While the EU has condemned the July 2016 coup attempt against President Tayyip Erdogan, the extent of the crackdown and the deterioration of human rights have alienated Brussels.
Although a deal with Turkey to prevent migrants leaving its shores for Europe is still holding, many areas of negotiation on upgrading diplomatic and economic ties with Ankara are now blocked, including talks on visa-free travel for Turks in the EU and deepening free trade links, the EU diplomat said.
“Turkey is clearly moving away from EU standards. The destruction job against human rights and rule of law continues,” the diplomat said, noting some EU countries now wanted a discussion on cutting the money that Turkey receives to help it prepare for eventual EU accession.
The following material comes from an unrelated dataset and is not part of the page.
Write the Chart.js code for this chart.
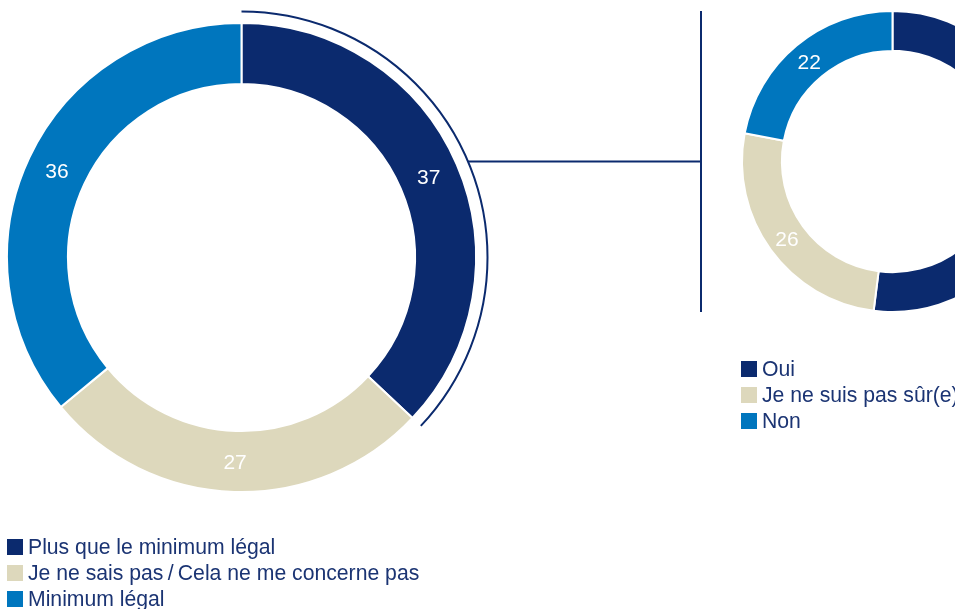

Turkish officials say the scale of the crackdown, which has broad popular support at home, is justified by the gravity of events on July 15, 2016, when rogue soldiers commandeered tanks, fighter jets and helicopters, bombing parliament and government buildings in their attempt to seize power.
Turkey’s message
EU officials had initially held back from public criticism of Turkey, a vital ally of the West in the war against Islamic State militants and in tackling Europe’s migrant crisis.
But Turkey’s escalating row with Germany over access to Turkey’s NATO air bases and the detention of the head of Amnesty International in Turkey have driven relations to a new low.
Mogherini met the secretary general of Amnesty, Salil Shetty, before the meeting with the Turkish officials and was photographed holding up a petition signed by almost a million people calling for the release of rights activists in Turkey.
“The European Union has to recognize that with the arrest of the Amnesty chair and director, Turkey is really signalling that they don’t really care about any kind of consequences,” Shetty told reporters.